Alpaca crafts in high demand

Deana Stokes Sullivan
Published on August 8, 2011
Cathy Whitehead and Ed Hutchings shear one of their alpacas. Their fibre is spun into yarn and used to make a variety of crafts and clothing. — Submitted photo

Thirteen years ago, when Ed Hutchings and Cathy Whitehead decided to start an alpaca farm in Felix Cove on the Port au Port Peninsula, they intended to just breed and sell their animals.

A neighbour suggested they should have a craft shop on the farm. Agreeing it might be a good idea, they opened one in 1999 in the hayloft of their barn and started selling some local products.

The first year they sheared their animals, Hutchings said a woman who stopped by the farm asked if they would mind giving her some alpaca yarn to try knitting something with it.

“I said, ‘no my dear, go right ahead,’” Hutchings said. “She came back a few days later and had a pair of mittens knit.”

A visitor to the farm immediately liked them and offered to buy them.

“So we sent that lady home with more yarn and the first year she started to knit, every time she’d bring something back, it was already sold,” Hutchings said.

Today, 13 women in the area knit and crochet items from alpaca fibre for the craft store, including caps, scarves, mitts, gloves and duvets. Alpaca yarn in a variety of colours can also be purchased at the store.
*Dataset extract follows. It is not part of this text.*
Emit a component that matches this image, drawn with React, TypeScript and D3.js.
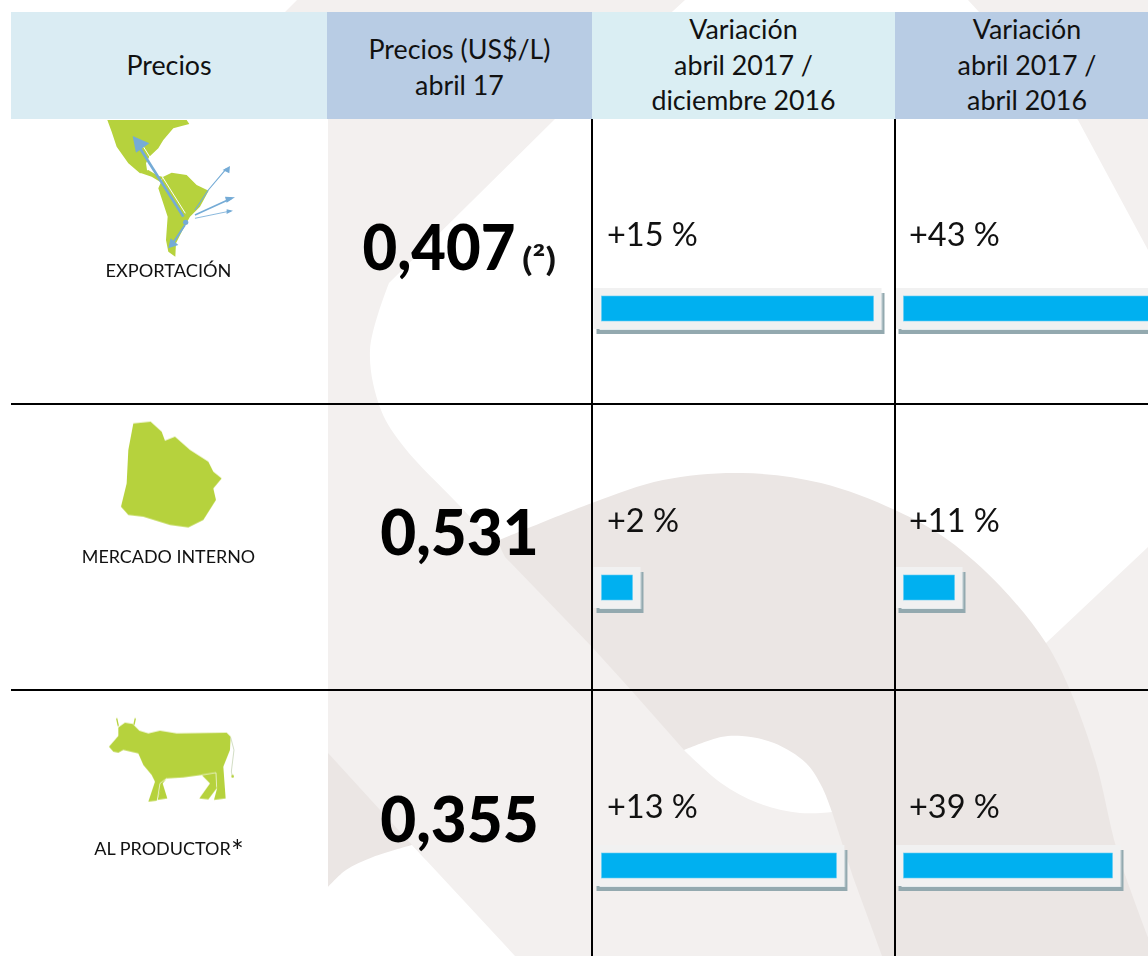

The farm has 23 alpacas, two llamas and two pygmy goats.

Hutchings said the fibre from both the farm’s alpacas and llamas are used for crafts. The little goats are an added attraction on the farm.

There’s been so much demand for the knitted goods, Hutchings said they’ve had to bring in other products from South America to supplement what they carry — items like woven blankets and capes, toy teddy bears and alpacas and rugs.

In North America, he said, the alpacas are used exclusively for their fibre, which is sheared off them every summer like sheep’s wool. But, in South Africa, Hutchings said literally thousands of these animals die every year of natural causes in the Andes Mountains and their pelts are used by craftspeople there to make teddy bears, rugs and other craft items.

Hutchings said alpaca fibre is very soft and it’s also hypoallergenic. “A lot of people who are allergic to sheep’s wool can actually wear the alpaca fibre,” he said. “It’s also four to six times warmer than sheep’s wool. It’s one of the strongest fibres produced by an animal, it’s also a lightweight and breathable material, so it can keep you cool in the summertime and very warm in the winter.”

And, it doesn’t absorb water like sheep’s wool, Hutchings said. It actually keeps moisture away from your skin.

The prices for knitted goods range from about $25 for caps, $27.50 for mitts and gloves, $32.50 for scarves and $29 to $35 for socks.

Larger items like duvets are in the $224 to $350 range.

Besides the craft store in Felix Cove, Alpacas of Newfoundland products can also be purchased at The Bubbling Pot Craft Minders store on the Conception Bay Highway in Kelligrews.

Alpaca crafts will be sold as well at the Christmas craft show at the Glacier in Mount Pearl from Oct. 19 to 23.

Hutchings said the farm also sells alpacas. Prices start around $2,500.

Recently, he said, Lester’s Farms in St. John’s purchased a mother and baby alpaca for its petting farm.

Hutchings and his wife were both RCMP members stationed in Port au Port when they started the farm in 1998. Hutchings retired three years ago, but Whitehead is still with the force.

The idea came from his wife’s interest in getting a llama. Hutchings, who was home recuperating from knee surgery, read about alpaca franchises in a business magazine and after some research and trips his wife made to visit alpaca breeders in other parts of Canada and the U.S., the couple decided to build a barn and start a farm.

On the farm’s website, they recall dealing with government agencies where they were asked over and over, “you want to bring what into Newfoundland?”

The whole exercise involved educating people about alpacas before the couple were given the required permits.

Today, the farm is not only an important player in the province’s agriculture and crafts sectors, it’s also a big attraction for tourists and residents.

Hutchings said the lifestyle is great. Alpacas are very low-maintenance animals to care for, he said, the biggest job is shearing them.

“We had no previous farming experience or anything when we started. We learned as we went and everything has worked out fine.”